- [Given task] Provide an exact copy of the lines from the beginning of the records through the line that includes "PW, PH = 663, 302", and of no others.
>> start
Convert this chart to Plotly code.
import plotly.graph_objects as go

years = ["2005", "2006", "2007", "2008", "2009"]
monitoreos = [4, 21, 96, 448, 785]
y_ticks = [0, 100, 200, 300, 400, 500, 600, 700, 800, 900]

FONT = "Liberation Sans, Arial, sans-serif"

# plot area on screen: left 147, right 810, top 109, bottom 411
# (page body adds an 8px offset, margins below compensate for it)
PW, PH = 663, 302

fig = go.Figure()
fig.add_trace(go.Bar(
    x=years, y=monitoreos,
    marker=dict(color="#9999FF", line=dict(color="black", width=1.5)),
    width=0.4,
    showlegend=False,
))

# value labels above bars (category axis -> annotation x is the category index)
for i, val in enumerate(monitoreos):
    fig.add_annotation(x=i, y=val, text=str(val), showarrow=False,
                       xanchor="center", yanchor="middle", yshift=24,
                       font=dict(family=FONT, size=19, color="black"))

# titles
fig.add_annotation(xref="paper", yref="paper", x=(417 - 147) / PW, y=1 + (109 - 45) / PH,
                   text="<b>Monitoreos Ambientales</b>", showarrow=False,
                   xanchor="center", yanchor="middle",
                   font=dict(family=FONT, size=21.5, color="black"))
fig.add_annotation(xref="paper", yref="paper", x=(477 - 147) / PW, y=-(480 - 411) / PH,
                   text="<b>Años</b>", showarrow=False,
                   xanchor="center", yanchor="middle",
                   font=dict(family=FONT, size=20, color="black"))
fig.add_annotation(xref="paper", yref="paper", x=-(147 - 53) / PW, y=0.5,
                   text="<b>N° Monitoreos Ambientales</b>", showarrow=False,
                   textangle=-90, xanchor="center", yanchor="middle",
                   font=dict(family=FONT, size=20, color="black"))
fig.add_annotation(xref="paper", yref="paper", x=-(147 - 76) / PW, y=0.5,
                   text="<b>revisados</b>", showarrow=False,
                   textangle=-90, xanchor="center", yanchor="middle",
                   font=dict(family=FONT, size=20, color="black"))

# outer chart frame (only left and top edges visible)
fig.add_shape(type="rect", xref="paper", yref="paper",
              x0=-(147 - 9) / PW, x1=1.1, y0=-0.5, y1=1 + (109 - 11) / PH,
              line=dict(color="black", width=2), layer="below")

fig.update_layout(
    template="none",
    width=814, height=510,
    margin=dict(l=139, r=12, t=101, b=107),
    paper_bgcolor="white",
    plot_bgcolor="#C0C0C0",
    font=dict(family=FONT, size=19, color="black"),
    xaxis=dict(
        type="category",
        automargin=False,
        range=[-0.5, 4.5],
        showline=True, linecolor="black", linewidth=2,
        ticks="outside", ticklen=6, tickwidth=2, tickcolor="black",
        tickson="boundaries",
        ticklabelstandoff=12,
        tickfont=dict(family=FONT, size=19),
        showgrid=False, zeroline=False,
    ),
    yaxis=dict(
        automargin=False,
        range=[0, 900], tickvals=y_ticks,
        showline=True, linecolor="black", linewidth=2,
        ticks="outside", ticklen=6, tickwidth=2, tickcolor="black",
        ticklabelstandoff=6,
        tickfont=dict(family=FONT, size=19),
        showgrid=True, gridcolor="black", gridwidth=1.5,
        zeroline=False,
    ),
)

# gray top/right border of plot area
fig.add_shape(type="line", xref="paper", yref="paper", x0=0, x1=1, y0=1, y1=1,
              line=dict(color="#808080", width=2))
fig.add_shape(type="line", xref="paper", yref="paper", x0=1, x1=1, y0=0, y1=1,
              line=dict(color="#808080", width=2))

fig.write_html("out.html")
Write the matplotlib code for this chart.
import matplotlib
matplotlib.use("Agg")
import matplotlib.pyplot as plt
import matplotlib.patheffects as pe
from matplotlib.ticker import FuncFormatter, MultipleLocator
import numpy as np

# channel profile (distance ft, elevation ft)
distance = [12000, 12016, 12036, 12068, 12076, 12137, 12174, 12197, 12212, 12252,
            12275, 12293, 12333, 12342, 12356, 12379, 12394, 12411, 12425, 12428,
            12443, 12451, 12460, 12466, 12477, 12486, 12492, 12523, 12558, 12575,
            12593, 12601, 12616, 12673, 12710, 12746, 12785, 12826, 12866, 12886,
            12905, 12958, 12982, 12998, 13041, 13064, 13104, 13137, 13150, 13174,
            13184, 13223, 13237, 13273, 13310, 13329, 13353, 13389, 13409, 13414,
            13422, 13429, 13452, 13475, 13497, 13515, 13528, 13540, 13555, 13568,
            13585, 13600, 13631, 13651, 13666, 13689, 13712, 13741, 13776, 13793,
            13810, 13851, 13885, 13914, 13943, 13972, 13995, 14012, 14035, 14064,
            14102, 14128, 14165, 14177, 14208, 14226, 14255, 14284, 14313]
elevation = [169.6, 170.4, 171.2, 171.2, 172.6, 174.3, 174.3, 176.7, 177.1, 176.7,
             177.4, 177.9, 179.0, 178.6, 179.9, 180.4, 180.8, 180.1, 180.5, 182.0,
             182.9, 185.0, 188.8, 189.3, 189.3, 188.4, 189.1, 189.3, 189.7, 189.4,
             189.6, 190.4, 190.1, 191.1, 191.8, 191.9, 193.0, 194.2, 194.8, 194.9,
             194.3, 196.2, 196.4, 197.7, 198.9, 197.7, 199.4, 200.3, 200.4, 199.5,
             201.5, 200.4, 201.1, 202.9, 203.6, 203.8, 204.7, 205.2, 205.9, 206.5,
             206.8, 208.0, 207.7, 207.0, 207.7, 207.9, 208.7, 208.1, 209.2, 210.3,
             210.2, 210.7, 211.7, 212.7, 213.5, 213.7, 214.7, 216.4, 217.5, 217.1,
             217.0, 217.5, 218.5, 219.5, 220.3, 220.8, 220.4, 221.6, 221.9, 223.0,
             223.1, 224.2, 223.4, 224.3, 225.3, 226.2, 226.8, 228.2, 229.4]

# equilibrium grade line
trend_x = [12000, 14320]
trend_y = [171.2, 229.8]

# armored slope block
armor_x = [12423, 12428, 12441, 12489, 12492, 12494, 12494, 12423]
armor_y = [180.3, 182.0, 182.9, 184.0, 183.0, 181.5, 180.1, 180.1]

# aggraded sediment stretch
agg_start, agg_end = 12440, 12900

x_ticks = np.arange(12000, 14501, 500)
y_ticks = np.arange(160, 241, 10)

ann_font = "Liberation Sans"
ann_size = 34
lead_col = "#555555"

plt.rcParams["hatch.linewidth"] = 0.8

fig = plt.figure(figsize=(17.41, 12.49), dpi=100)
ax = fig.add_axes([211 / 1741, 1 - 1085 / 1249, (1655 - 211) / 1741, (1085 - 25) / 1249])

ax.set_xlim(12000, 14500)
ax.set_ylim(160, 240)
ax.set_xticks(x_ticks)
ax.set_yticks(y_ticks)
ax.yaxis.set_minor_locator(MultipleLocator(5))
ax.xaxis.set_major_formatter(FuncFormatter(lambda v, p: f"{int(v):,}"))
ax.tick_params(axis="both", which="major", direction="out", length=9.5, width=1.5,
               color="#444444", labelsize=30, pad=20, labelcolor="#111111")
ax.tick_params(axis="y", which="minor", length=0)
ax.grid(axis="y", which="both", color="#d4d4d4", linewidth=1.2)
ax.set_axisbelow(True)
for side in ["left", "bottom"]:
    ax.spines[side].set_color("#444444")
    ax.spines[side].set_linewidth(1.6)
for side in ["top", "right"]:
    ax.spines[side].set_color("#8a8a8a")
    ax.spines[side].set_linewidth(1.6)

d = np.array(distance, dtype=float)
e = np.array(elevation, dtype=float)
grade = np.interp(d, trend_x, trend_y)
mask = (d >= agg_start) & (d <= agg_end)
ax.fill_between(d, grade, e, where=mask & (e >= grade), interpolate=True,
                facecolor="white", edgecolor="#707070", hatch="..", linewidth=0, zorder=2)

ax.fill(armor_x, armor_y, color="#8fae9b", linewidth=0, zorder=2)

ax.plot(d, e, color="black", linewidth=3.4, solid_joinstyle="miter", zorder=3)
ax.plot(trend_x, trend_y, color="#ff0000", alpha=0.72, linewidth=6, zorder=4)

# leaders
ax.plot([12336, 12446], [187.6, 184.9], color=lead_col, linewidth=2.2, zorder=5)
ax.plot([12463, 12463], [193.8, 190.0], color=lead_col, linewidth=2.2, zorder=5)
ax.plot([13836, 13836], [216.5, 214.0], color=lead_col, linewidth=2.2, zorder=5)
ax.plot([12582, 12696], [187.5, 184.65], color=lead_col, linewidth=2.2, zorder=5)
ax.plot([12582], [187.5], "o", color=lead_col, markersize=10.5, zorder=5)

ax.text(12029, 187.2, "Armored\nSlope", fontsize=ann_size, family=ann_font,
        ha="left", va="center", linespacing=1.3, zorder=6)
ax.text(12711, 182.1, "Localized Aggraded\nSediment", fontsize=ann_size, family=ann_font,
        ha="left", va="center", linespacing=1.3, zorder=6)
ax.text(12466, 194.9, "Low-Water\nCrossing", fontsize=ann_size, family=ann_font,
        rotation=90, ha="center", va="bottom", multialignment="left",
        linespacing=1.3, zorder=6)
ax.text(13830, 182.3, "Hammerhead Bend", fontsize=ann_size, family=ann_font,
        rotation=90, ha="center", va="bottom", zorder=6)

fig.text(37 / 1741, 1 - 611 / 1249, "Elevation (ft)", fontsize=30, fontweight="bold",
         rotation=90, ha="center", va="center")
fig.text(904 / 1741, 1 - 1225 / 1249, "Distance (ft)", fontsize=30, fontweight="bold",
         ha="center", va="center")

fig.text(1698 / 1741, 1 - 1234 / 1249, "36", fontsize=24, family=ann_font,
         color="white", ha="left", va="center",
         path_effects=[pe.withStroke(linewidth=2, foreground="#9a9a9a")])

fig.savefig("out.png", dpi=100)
>> end
- [Answer below]
Convert this chart to Plotly code.
import plotly.graph_objects as go

years = ["2005", "2006", "2007", "2008", "2009"]
monitoreos = [4, 21, 96, 448, 785]
y_ticks = [0, 100, 200, 300, 400, 500, 600, 700, 800, 900]

FONT = "Liberation Sans, Arial, sans-serif"

# plot area on screen: left 147, right 810, top 109, bottom 411
# (page body adds an 8px offset, margins below compensate for it)
PW, PH = 663, 302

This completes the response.